▸ WRITTEN PROBLEM
Quote the listing below in full and exactly as written, but omit every picture.

begin DATASET SECTION

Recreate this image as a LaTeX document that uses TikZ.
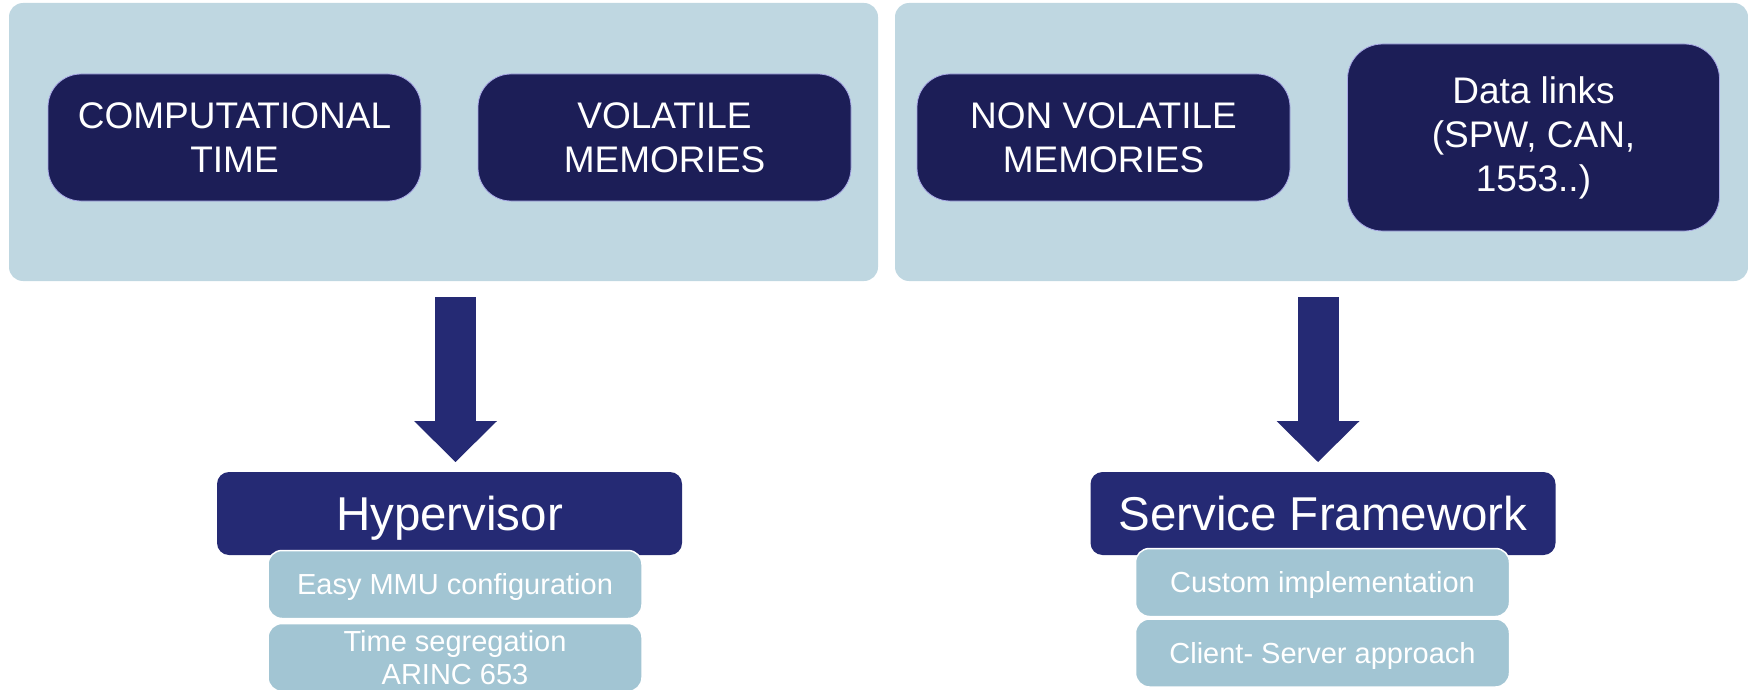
\documentclass[tikz,border=0pt]{standalone}
\usepackage{fontspec}
\setmainfont{Liberation Sans}
\usepackage{tikz}
\usetikzlibrary{arrows.meta}

\definecolor{panelblue}{HTML}{BFD7E1}
\definecolor{darkbox}{HTML}{1C1E57}
\definecolor{navy}{HTML}{252A74}
\definecolor{subblue}{HTML}{A2C5D3}
\definecolor{rim}{HTML}{A9A9E6}

\begin{document}
\begin{tikzpicture}[x=1pt,y=-1pt,
	panel/.style={rectangle, rounded corners=14pt, fill=panelblue, minimum height=278pt, inner sep=0pt},
	item/.style={rectangle, rounded corners=33pt, fill=darkbox, draw=rim, line width=0.8pt, text=white, align=center, minimum width=373pt, minimum height=127pt, font=\fontsize{37}{44}\selectfont},
	head/.style={rectangle, rounded corners=12pt, fill=navy, text=white, minimum width=465pt, minimum height=83pt, text height=34pt, text depth=0pt, font=\fontsize{47.5}{57}\selectfont},
	feature/.style={rectangle, rounded corners=14pt, fill=subblue, draw=white, line width=1.5pt, text=white, align=center, minimum width=374pt, minimum height=68pt, font=\fontsize{29}{33}\selectfont},
	oneline/.style={text height=20.8pt, text depth=0pt},
	blockarrow/.style={navy, line width=41pt, -{Triangle[length=41pt, width=83pt, line width=0pt]}}]
\useasboundingbox (0,0) rectangle (1748,690);

% resources
\node [panel, minimum width=869pt] (resL) at (443.5,142) {};
\node [panel, minimum width=853pt] (resR) at (1321.5,142) {};
\node [item] (cpu) at (234.5,137.5) {COMPUTATIONAL\\TIME};
\node [item] (ram) at (664.5,137.5) {VOLATILE\\MEMORIES};
\node [item] (nvm) at (1103.5,137.5) {NON VOLATILE\\MEMORIES};
\node [item, minimum width=372pt, minimum height=187pt, rounded corners=35pt] (links) at (1533.5,137.5) {Data links\\(SPW, CAN,\\1553..)};

% arrows
\coordinate (inL) at (455.5,297);
\coordinate (outL) at (455.5,462);
\coordinate (inR) at (1318,297);
\coordinate (outR) at (1318,462);
\draw [blockarrow] (inL) -- (outL);
\draw [blockarrow] (inR) -- (outR);

% solutions
\node [head] (hyp) at (449.5,513.5) {Hypervisor};
\node [feature, oneline] (mmu) at (455,584.5) {Easy MMU configuration};
\node [feature] (tsp) at (455,657.5) {Time segregation\\ARINC 653};
\node [head] (sfw) at (1323,513.5) {Service Framework};
\node [feature, oneline] (cust) at (1322.5,582.5) {Custom implementation};
\node [feature, oneline] (cs) at (1322.5,653) {Client- Server approach};
\end{tikzpicture}
\end{document}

end DATASET SECTION

▸ FULL OUTPUT
Recreate this image as a LaTeX document that uses TikZ.
\documentclass[tikz,border=0pt]{standalone}
\usepackage{fontspec}
\setmainfont{Liberation Sans}
\usepackage{tikz}
\usetikzlibrary{arrows.meta}

\definecolor{panelblue}{HTML}{BFD7E1}
\definecolor{darkbox}{HTML}{1C1E57}
\definecolor{navy}{HTML}{252A74}
\definecolor{subblue}{HTML}{A2C5D3}
\definecolor{rim}{HTML}{A9A9E6}

\begin{document}
\begin{tikzpicture}[x=1pt,y=-1pt,
	panel/.style={rectangle, rounded corners=14pt, fill=panelblue, minimum height=278pt, inner sep=0pt},
	item/.style={rectangle, rounded corners=33pt, fill=darkbox, draw=rim, line width=0.8pt, text=white, align=center, minimum width=373pt, minimum height=127pt, font=\fontsize{37}{44}\selectfont},
	head/.style={rectangle, rounded corners=12pt, fill=navy, text=white, minimum width=465pt, minimum height=83pt, text height=34pt, text depth=0pt, font=\fontsize{47.5}{57}\selectfont},
	feature/.style={rectangle, rounded corners=14pt, fill=subblue, draw=white, line width=1.5pt, text=white, align=center, minimum width=374pt, minimum height=68pt, font=\fontsize{29}{33}\selectfont},
	oneline/.style={text height=20.8pt, text depth=0pt},
	blockarrow/.style={navy, line width=41pt, -{Triangle[length=41pt, width=83pt, line width=0pt]}}]
\useasboundingbox (0,0) rectangle (1748,690);

% resources
\node [panel, minimum width=869pt] (resL) at (443.5,142) {};
\node [panel, minimum width=853pt] (resR) at (1321.5,142) {};
\node [item] (cpu) at (234.5,137.5) {COMPUTATIONAL\\TIME};
\node [item] (ram) at (664.5,137.5) {VOLATILE\\MEMORIES};
\node [item] (nvm) at (1103.5,137.5) {NON VOLATILE\\MEMORIES};
\node [item, minimum width=372pt, minimum height=187pt, rounded corners=35pt] (links) at (1533.5,137.5) {Data links\\(SPW, CAN,\\1553..)};

% arrows
\coordinate (inL) at (455.5,297);
\coordinate (outL) at (455.5,462);
\coordinate (inR) at (1318,297);
\coordinate (outR) at (1318,462);
\draw [blockarrow] (inL) -- (outL);
\draw [blockarrow] (inR) -- (outR);

% solutions
\node [head] (hyp) at (449.5,513.5) {Hypervisor};
\node [feature, oneline] (mmu) at (455,584.5) {Easy MMU configuration};
\node [feature] (tsp) at (455,657.5) {Time segregation\\ARINC 653};
\node [head] (sfw) at (1323,513.5) {Service Framework};
\node [feature, oneline] (cust) at (1322.5,582.5) {Custom implementation};
\node [feature, oneline] (cs) at (1322.5,653) {Client- Server approach};
\end{tikzpicture}
\end{document}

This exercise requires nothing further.